小・中5%超で教員不足 臨時任用もなり手減少
1面記事文科省調査
本年度の始業日時点に全国の公立小・中学校の1586校(5・6%)で2086人の教員不足が生じていることが、文科省の調査で分かった。産休・育休取得者や病気休職者、特別支援学級が教育委員会の見込みよりも多かったことなどが主な要因だった。臨時的任用教員のなり手も減っており、小学校では管理職が学級担任を代替するなどのケースが367校あった。

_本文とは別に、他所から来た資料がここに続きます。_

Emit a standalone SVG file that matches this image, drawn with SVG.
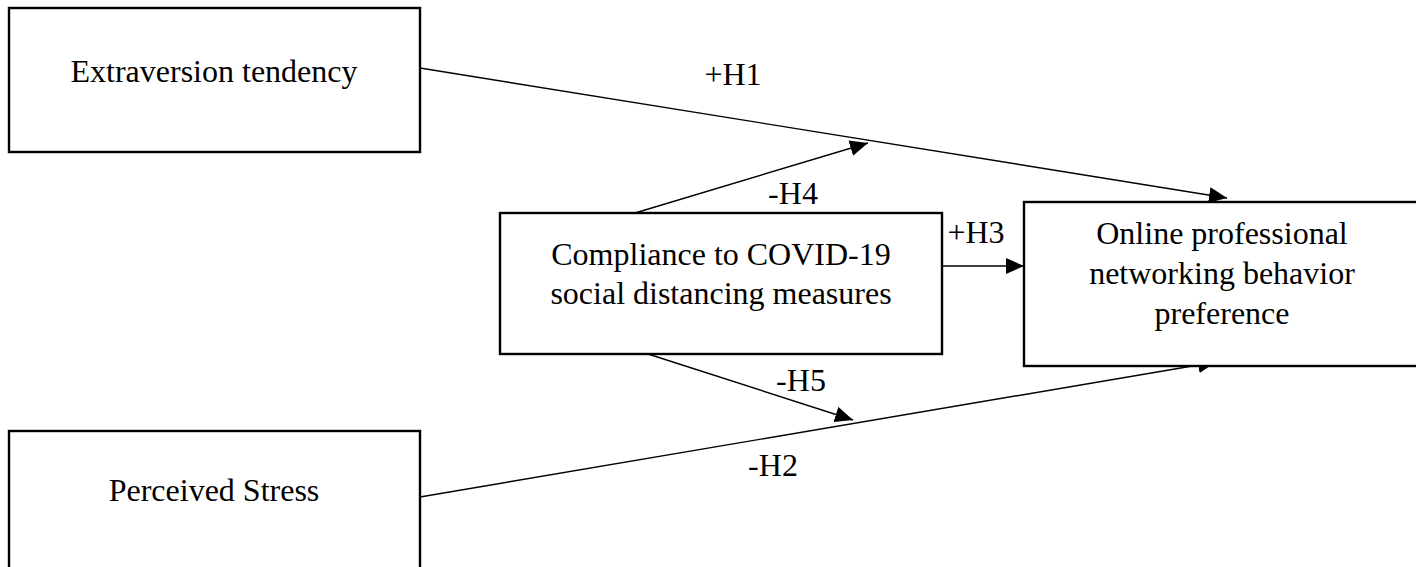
<svg xmlns="http://www.w3.org/2000/svg" width="1416" height="567" viewBox="0 0 1416 567">
<style>
.box{fill:#fff;stroke:#000;stroke-width:2.4}
.t{font-family:"Liberation Serif","Times New Roman",serif;font-size:32px;fill:#000;text-anchor:middle}
.c{stroke:#000;stroke-width:1.4;fill:none;marker-end:url(#ah)}
</style>
<defs>
<marker id="ah" markerUnits="userSpaceOnUse" markerWidth="19" markerHeight="16" refX="18" refY="8" orient="auto">
<path d="M0,0 L18,8 L0,16 Z" fill="#000"/>
</marker>
</defs>
<rect width="1416" height="567" fill="#fff"/>
<g id="connectors">
<line class="c" x1="420" y1="68" x2="1227" y2="198"/>
<line class="c" x1="420" y1="497" x2="1216" y2="362"/>
<line class="c" x1="635" y1="213" x2="868" y2="143"/>
<line class="c" x1="648" y1="354" x2="853" y2="420"/>
<line class="c" x1="942" y1="266" x2="1024" y2="266"/>
<text class="t" x="733" y="85">+H1</text>
<text class="t" x="793" y="204">-H4</text>
<text class="t" x="976" y="243">+H3</text>
<text class="t" x="801" y="391">-H5</text>
<text class="t" x="773" y="476">-H2</text>
</g>
<g id="extraversion">
<rect class="box" x="9" y="8" width="411" height="144"/>
<text class="t" x="214" y="82">Extraversion tendency</text>
</g>
<g id="stress">
<rect class="box" x="9" y="431" width="411" height="150"/>
<text class="t" x="214" y="501">Perceived Stress</text>
</g>
<g id="compliance">
<rect class="box" x="500" y="213" width="442" height="141"/>
<text class="t" x="721" y="265">Compliance to COVID-19</text>
<text class="t" x="721" y="304">social distancing measures</text>
</g>
<g id="online">
<rect class="box" x="1024" y="202" width="410" height="164"/>
<text class="t" x="1222" y="244">Online professional</text>
<text class="t" x="1222" y="284">networking behavior</text>
<text class="t" x="1222" y="324">preference</text>
</g>
</svg>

調査は教師不足の実態を把握するため、教員を任命する都道府県と政令指定都市など68の教育委員会に実施。始業日と5月1日時点の欠員状況などを調べた。
欠員は5月1日時点には改善されていたものの、依然1350校(4・8%)で1701人が不足していた。また、高校では122校160人、特別支援学校は121校206人の不足だった(5月1日時点)。
小学校で本来の教員以外が学級担任をしているのは367校、そのうち特別支援学級に不足が生じているのは72校だった。「主幹教諭・指導教諭・教務主任」が代わりを担ったのが205校、「校長・副校長」が代替したのが53校だった。

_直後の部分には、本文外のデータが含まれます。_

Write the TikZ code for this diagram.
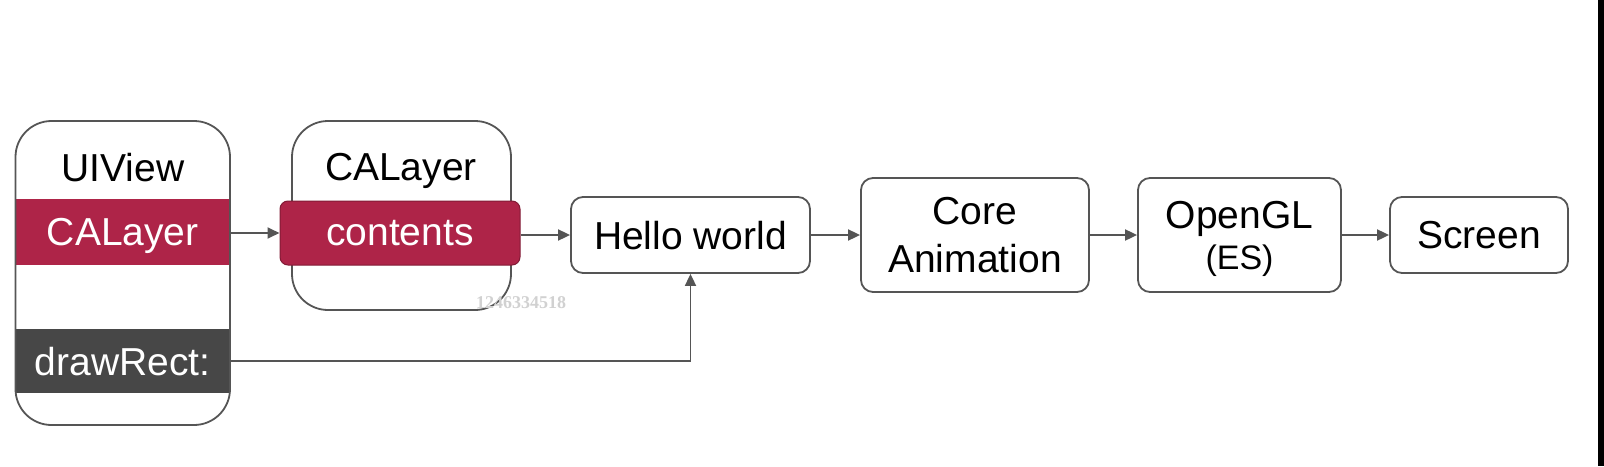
\documentclass[tikz,border=0pt]{standalone}
\usepackage{fontspec}
\setmainfont{Liberation Sans}
\newfontfamily\markfont{Liberation Serif}
\usetikzlibrary{positioning,arrows.meta}
\definecolor{layerred}{HTML}{AE2448}
\definecolor{rectgray}{HTML}{474747}
\definecolor{linegray}{HTML}{555555}
\tikzset{
  box/.style={draw=linegray, line width=1.8pt, rounded corners=12pt, align=center,
    font=\fontsize{39}{48}\selectfont, inner sep=0pt, text depth=0pt},
  band/.style={minimum width=214.5pt, minimum height=66pt, inner sep=0pt, text=white,
    font=\fontsize{39}{44}\selectfont, text depth=0pt},
  title/.style={font=\fontsize{39}{44}\selectfont, text depth=0pt},
  flow/.style={draw=linegray, line width=1.8pt, -{Triangle[length=12pt,width=11pt]}},
}

\begin{document}
\begin{tikzpicture}[x=1pt,y=-1pt]
  \useasboundingbox (0,0) rectangle (1604,466);
  % UIView
  \node [band, fill=layerred] (uilayer) at (122.75,232) {CALayer};
  \node [band, fill=rectgray, minimum height=64pt] (drawrect) at (122.75,361) {drawRect:};
  \node [box, rounded corners=36pt, minimum width=214.5pt, minimum height=304pt] (uiview) at (122.75,273) {};
  \node [title] (uititle) at (123,167.5) {UIView};
  % CALayer
  \node [box, rounded corners=36pt, minimum width=219pt, minimum height=189pt] (layer) at (401.5,215.5) {};
  \node [title] (layertitle) at (401,166.5) {CALayer};
  \node [box, draw=layerred!75!black, line width=1pt, rounded corners=8pt, fill=layerred,
    text=white, minimum width=240pt, minimum height=64pt] (contents) at (400,233) {contents};
  \node [text=black!18, font=\markfont\bfseries\fontsize{18}{18}\selectfont] (mark) at (521,303) {1246334518};
  % pipeline
  \node [box, minimum width=239pt, minimum height=76pt] (hello) at (690.5,235) {Hello world};
  \node [box, minimum width=228pt, minimum height=114pt] (core) at (975,235) {Core\\Animation};
  \node [box, minimum width=203pt, minimum height=114pt] (opengl) at (1239.5,235)
    {OpenGL\\[-7pt]{\fontsize{34}{40}\selectfont(ES)}};
  \node [box, minimum width=178pt, minimum height=76pt] (screen) at (1479,235) {Screen};
  % arrows
  \draw [flow] (uilayer.east |- contents.west) -- (contents.west);
  \draw [flow] (contents.east |- hello.west) -- (hello.west);
  \draw [flow] (hello) -- (core);
  \draw [flow] (core) -- (opengl);
  \draw [flow] (opengl) -- (screen);
  \draw [flow] (drawrect.east) -| (hello.south);
  \fill [black] (1598,0) rectangle (1604,466);
\end{tikzpicture}
\end{document}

中学・高校には教科ごとの不足状況を調べた。最多は「家庭科」で中学校は8校、高校では国語と並び2校だった。
アンケートで教員不足の要因も尋ねている。「よくあてはまる」が多かったのは「産休・育休取得者の増加」(24教委)、「特別支援学級数の増加」(17教委)、「病休者の増加」(16教委)で、他の選択肢に比べ、突出していた。
これまで教師不足の穴を埋めてきた臨時的任用教員のなり手も減少していた。「講師登録を希望する人が減った」とする質問に「よくあてはまる」と答えたのは38教委、「正規採用者が増えて講師登録の対象者が減った」には32教委が「よくあてはまる」と答えていた。
令和3年度の教員採用試験で、小学校の採用倍率は全国平均で2・6倍と過去最低を更新した。教員の「質と量」の確保は、昨年度から始まった小学校の35人学級化を円滑に進める上でも教育現場の喫緊の課題となっている。同省教育人材政策課の担当者は「教育委員会には教職の魅力を高める取り組みと教員の計画的採用、任期付き教員の確保に努めてほしい。長期的な課題への対応は今後、中央教育審議会で検討していきたい」と話す。